# [Raw records]
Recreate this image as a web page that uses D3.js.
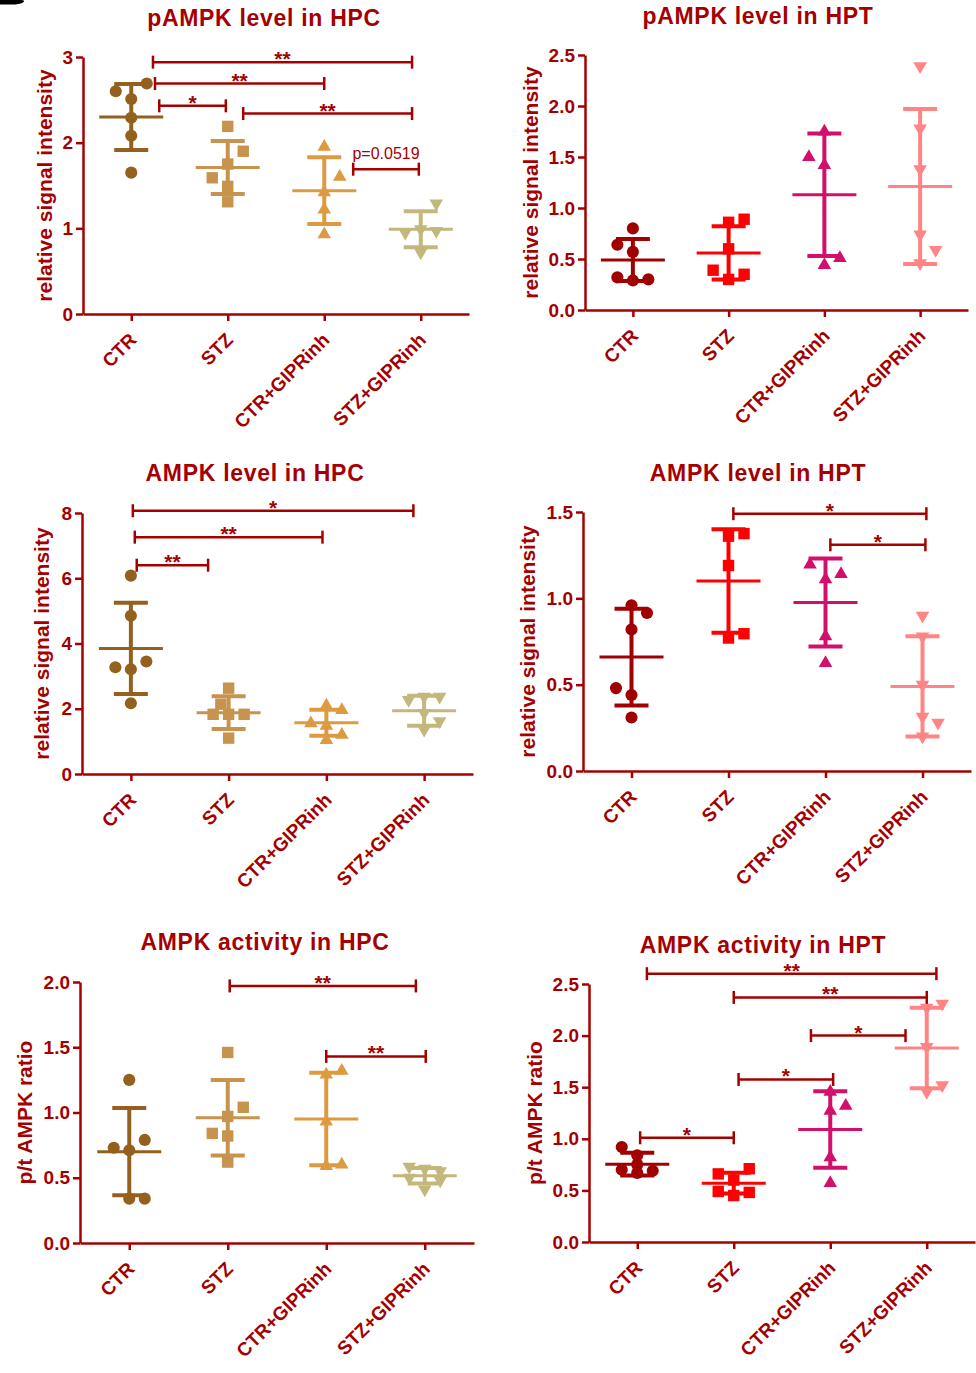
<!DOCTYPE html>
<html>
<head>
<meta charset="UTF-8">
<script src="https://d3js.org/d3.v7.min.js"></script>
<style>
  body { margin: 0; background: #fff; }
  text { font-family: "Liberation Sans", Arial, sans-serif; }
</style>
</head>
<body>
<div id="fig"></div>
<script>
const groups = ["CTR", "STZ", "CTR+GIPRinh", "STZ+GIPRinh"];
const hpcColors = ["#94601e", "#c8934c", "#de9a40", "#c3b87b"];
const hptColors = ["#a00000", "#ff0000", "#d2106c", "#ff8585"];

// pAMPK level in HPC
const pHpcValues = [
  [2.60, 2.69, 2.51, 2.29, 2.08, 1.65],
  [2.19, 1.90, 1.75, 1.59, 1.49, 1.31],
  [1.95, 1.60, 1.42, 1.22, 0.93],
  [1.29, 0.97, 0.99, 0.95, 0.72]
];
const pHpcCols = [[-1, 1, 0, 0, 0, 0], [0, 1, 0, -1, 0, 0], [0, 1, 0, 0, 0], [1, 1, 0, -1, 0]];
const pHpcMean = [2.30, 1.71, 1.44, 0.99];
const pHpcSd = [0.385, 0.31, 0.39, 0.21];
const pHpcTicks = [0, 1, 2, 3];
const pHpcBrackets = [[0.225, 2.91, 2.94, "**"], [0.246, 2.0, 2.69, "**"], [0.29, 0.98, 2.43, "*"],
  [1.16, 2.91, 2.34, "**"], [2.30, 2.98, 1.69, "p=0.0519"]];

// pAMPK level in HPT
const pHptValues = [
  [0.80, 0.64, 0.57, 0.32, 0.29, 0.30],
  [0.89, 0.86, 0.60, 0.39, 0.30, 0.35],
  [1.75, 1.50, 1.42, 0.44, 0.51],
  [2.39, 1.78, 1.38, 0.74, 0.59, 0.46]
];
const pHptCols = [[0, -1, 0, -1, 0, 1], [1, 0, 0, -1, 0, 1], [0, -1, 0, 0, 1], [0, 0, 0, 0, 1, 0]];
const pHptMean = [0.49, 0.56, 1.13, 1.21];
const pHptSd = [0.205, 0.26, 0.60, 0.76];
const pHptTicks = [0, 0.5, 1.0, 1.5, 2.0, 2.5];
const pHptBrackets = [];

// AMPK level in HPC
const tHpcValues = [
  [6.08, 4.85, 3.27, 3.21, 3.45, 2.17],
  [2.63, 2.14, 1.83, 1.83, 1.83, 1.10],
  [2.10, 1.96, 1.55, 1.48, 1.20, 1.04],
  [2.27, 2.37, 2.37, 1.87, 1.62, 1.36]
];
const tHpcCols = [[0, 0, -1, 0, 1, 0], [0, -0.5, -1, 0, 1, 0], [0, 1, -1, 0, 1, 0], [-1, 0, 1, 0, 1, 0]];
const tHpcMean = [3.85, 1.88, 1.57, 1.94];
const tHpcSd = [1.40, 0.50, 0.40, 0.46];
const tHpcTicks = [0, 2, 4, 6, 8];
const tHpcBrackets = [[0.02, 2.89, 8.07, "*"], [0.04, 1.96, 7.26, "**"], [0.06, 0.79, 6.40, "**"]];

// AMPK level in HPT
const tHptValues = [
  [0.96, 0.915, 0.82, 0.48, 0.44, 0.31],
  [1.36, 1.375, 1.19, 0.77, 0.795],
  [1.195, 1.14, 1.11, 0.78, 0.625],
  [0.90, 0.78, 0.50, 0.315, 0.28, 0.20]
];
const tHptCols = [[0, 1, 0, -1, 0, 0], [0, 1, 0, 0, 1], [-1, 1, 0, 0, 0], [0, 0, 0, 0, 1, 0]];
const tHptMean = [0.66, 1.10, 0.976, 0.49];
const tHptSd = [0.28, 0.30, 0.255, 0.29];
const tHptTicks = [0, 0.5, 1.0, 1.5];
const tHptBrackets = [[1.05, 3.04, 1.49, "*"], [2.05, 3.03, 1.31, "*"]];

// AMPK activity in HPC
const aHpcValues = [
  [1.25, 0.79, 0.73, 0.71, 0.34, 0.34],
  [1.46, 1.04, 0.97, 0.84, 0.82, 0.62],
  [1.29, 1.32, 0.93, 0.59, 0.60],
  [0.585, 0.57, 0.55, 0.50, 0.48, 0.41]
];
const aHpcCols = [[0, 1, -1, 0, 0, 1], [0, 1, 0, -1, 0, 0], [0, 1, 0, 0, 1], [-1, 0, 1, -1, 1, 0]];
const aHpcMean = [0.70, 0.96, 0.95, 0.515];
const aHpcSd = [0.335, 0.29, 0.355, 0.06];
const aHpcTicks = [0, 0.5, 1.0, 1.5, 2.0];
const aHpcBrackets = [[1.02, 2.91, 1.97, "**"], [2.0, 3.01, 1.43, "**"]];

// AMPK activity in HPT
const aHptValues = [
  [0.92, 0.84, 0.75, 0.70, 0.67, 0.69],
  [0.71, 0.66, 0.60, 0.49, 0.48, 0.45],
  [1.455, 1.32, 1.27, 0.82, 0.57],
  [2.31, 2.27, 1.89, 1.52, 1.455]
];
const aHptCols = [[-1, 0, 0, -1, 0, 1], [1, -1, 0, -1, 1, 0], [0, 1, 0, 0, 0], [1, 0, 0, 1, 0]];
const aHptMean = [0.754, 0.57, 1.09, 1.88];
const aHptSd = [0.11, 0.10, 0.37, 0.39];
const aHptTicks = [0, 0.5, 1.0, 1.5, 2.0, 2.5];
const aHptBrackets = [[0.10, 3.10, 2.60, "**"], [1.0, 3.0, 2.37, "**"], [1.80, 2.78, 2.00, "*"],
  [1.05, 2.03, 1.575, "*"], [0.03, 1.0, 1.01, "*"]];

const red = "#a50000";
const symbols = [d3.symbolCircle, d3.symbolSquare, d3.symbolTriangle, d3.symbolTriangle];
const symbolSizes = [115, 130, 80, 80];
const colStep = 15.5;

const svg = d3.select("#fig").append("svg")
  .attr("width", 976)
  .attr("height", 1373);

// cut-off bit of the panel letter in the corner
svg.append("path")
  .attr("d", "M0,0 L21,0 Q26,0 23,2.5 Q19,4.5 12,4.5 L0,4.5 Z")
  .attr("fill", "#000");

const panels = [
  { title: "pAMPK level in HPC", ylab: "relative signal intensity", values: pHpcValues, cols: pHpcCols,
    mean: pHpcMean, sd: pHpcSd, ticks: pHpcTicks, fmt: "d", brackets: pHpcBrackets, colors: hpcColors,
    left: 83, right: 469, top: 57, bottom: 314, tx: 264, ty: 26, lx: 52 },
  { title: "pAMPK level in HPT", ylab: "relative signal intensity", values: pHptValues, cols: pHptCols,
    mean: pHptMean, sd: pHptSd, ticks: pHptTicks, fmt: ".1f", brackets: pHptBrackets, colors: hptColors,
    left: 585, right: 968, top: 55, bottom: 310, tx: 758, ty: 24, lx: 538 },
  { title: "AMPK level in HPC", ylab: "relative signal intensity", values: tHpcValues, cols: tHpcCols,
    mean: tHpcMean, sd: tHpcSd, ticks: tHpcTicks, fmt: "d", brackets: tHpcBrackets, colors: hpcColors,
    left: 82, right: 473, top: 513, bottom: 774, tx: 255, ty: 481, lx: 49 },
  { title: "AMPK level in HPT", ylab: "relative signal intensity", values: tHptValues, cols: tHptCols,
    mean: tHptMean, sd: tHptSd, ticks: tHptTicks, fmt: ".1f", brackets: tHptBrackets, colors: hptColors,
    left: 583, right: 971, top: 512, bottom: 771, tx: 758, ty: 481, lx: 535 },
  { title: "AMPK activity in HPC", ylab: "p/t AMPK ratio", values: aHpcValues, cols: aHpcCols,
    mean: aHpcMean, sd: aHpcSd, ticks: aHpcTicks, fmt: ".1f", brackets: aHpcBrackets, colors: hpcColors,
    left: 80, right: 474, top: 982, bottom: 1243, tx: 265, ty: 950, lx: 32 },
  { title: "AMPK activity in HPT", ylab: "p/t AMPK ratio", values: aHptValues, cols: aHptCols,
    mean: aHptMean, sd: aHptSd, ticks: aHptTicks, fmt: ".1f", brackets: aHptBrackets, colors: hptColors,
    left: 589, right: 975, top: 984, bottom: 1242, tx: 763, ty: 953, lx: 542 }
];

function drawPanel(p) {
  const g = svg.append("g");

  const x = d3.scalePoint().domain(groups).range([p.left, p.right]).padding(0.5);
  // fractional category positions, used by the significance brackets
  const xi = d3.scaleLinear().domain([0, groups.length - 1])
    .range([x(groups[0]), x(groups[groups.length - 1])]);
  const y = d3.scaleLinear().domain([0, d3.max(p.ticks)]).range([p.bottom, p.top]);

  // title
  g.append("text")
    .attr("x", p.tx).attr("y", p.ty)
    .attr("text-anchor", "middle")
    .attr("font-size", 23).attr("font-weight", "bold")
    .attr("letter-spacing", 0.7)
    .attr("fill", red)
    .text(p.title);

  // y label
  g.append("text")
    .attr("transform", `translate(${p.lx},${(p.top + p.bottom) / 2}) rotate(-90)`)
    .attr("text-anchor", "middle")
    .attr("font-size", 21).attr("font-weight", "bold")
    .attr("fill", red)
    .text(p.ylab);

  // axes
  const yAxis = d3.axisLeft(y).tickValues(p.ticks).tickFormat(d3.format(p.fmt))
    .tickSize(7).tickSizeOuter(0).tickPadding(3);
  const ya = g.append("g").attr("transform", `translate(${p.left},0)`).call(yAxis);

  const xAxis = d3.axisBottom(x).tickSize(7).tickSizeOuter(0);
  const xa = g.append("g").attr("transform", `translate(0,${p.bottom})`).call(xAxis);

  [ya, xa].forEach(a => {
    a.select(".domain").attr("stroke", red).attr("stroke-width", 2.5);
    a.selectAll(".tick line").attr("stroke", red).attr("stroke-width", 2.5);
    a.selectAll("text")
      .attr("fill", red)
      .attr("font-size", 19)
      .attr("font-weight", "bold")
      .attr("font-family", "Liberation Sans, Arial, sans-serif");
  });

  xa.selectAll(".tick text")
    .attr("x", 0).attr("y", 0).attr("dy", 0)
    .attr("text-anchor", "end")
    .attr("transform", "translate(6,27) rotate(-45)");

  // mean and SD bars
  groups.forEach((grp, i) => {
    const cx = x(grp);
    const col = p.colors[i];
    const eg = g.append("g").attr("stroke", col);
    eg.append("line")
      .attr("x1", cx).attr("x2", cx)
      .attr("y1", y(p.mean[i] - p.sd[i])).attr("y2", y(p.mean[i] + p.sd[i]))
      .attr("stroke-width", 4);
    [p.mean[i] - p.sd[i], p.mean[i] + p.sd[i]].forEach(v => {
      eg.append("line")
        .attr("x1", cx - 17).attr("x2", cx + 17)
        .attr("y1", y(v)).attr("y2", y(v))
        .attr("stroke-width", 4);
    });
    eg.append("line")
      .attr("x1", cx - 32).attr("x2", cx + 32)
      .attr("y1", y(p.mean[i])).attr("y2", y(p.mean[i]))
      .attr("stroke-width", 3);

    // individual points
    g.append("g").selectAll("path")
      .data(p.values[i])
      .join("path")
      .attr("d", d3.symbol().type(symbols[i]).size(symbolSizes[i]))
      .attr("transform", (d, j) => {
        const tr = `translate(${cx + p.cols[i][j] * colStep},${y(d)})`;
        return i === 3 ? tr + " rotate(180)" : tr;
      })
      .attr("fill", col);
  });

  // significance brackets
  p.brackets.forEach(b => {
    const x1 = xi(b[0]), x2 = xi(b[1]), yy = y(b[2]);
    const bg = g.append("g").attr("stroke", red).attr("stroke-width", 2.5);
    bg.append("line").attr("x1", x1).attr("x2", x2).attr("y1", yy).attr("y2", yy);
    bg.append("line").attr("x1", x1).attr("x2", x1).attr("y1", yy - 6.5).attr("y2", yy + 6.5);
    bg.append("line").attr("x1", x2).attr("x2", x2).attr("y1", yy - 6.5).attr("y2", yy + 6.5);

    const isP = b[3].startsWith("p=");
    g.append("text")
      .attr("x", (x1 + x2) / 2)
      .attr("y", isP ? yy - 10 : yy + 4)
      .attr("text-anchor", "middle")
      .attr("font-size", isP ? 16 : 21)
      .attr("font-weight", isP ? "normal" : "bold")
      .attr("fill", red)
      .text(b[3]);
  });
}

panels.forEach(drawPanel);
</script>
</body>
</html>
* * *
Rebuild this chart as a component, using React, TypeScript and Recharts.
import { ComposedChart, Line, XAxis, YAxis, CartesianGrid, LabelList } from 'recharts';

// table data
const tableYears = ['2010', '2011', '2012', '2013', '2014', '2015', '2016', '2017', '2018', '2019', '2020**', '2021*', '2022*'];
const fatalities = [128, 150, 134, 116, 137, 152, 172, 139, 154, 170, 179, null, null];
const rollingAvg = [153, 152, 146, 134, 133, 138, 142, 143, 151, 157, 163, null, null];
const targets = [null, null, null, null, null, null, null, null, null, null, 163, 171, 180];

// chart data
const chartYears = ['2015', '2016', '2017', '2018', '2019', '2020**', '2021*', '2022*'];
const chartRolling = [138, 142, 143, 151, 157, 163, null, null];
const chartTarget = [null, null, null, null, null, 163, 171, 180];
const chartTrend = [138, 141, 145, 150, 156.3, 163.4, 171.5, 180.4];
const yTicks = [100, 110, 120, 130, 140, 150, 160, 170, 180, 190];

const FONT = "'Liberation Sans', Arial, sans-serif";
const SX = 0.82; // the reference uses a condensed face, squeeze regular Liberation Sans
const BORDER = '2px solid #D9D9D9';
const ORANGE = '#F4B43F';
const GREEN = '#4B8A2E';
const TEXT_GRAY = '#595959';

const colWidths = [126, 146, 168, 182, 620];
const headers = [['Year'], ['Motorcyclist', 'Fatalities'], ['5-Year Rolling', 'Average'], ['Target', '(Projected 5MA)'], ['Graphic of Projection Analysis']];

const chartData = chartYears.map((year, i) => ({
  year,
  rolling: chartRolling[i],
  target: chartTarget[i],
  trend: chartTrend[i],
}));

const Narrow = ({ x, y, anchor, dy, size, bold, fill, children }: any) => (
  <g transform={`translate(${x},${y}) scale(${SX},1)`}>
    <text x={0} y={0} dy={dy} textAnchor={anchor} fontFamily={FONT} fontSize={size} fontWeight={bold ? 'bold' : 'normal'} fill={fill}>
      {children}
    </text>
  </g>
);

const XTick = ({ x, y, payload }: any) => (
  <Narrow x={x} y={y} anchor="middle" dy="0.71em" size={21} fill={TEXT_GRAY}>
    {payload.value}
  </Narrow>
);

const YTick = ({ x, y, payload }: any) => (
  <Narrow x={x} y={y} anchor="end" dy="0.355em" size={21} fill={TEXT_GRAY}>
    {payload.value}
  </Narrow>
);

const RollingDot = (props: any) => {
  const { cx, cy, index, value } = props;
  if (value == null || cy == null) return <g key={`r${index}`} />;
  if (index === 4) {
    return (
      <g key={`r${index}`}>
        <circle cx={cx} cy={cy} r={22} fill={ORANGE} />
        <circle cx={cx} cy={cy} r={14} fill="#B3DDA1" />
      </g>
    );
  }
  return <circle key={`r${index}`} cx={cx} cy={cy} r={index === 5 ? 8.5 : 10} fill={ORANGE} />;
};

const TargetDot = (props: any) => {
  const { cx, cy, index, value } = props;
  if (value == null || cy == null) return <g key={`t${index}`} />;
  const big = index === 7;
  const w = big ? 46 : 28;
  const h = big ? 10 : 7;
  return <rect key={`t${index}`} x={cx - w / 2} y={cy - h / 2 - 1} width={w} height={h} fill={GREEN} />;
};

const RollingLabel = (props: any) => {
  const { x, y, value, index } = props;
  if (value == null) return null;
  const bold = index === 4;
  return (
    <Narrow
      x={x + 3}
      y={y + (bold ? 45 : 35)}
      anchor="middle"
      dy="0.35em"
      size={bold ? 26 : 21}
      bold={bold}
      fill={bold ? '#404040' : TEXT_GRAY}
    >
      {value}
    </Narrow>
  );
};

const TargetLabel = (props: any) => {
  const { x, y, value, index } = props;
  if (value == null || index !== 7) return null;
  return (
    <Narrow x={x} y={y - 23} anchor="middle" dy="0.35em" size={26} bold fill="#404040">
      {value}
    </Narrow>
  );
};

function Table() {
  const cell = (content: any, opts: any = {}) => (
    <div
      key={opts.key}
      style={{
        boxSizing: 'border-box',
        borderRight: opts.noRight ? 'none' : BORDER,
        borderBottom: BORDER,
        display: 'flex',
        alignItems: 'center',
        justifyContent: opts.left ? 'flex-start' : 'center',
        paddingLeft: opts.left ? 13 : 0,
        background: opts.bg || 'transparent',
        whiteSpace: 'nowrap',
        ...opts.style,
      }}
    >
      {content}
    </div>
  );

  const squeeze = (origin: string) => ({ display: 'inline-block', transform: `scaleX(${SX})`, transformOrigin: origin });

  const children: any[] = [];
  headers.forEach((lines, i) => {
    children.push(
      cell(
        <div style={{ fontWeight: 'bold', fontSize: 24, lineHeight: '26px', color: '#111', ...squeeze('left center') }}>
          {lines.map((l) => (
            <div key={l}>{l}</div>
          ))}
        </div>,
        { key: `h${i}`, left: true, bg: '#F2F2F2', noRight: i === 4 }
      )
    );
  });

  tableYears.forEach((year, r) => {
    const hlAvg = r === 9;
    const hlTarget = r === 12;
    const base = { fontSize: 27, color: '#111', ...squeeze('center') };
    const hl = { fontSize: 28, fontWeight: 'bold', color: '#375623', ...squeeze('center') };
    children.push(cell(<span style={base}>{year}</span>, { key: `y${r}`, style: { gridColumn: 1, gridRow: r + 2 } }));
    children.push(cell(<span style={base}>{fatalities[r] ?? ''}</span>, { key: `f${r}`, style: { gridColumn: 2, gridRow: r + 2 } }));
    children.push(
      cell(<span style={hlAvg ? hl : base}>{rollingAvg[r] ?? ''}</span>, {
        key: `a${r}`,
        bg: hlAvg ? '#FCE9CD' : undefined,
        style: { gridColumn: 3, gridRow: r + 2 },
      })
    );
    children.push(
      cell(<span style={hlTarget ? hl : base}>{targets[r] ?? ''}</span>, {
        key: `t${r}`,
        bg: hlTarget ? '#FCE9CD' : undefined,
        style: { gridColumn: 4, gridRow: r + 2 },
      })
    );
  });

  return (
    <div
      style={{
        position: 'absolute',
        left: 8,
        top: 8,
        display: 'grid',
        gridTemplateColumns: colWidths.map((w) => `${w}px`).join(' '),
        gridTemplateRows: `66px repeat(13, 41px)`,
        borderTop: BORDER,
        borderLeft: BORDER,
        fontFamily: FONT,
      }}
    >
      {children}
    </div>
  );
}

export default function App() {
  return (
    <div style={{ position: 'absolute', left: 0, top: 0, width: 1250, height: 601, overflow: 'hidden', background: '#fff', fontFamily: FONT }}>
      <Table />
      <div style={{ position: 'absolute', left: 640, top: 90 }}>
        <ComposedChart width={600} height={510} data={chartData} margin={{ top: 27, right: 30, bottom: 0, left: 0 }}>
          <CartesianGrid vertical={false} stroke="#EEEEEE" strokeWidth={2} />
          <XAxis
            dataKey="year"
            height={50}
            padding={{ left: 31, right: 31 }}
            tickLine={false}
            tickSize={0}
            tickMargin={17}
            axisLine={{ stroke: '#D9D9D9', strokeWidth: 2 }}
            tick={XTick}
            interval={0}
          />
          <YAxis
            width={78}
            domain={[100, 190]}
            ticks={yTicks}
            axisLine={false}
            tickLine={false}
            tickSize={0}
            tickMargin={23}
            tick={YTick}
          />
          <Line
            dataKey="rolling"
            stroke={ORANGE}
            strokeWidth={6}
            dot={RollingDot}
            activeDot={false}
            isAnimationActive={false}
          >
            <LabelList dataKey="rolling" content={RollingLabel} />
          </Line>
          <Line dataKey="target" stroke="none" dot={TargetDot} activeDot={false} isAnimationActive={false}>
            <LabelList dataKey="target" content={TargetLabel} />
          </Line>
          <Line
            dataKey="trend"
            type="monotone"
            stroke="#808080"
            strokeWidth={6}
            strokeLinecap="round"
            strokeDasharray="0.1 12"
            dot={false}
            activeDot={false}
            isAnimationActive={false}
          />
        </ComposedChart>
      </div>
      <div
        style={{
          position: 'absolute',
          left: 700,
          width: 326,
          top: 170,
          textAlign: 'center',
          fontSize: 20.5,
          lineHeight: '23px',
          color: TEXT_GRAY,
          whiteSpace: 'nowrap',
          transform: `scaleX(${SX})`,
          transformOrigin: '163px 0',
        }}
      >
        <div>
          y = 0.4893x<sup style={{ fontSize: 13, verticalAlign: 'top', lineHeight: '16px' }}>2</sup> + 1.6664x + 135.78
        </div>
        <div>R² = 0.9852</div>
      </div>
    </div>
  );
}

# [EXERCISE DIRECTIONS]
Find the word "uses" and list each line it appears in.

# [OUTPUT OF THE TASK]
Recreate this image as a web page that uses D3.js.
const SX = 0.82; // the reference uses a condensed face, squeeze regular Liberation Sans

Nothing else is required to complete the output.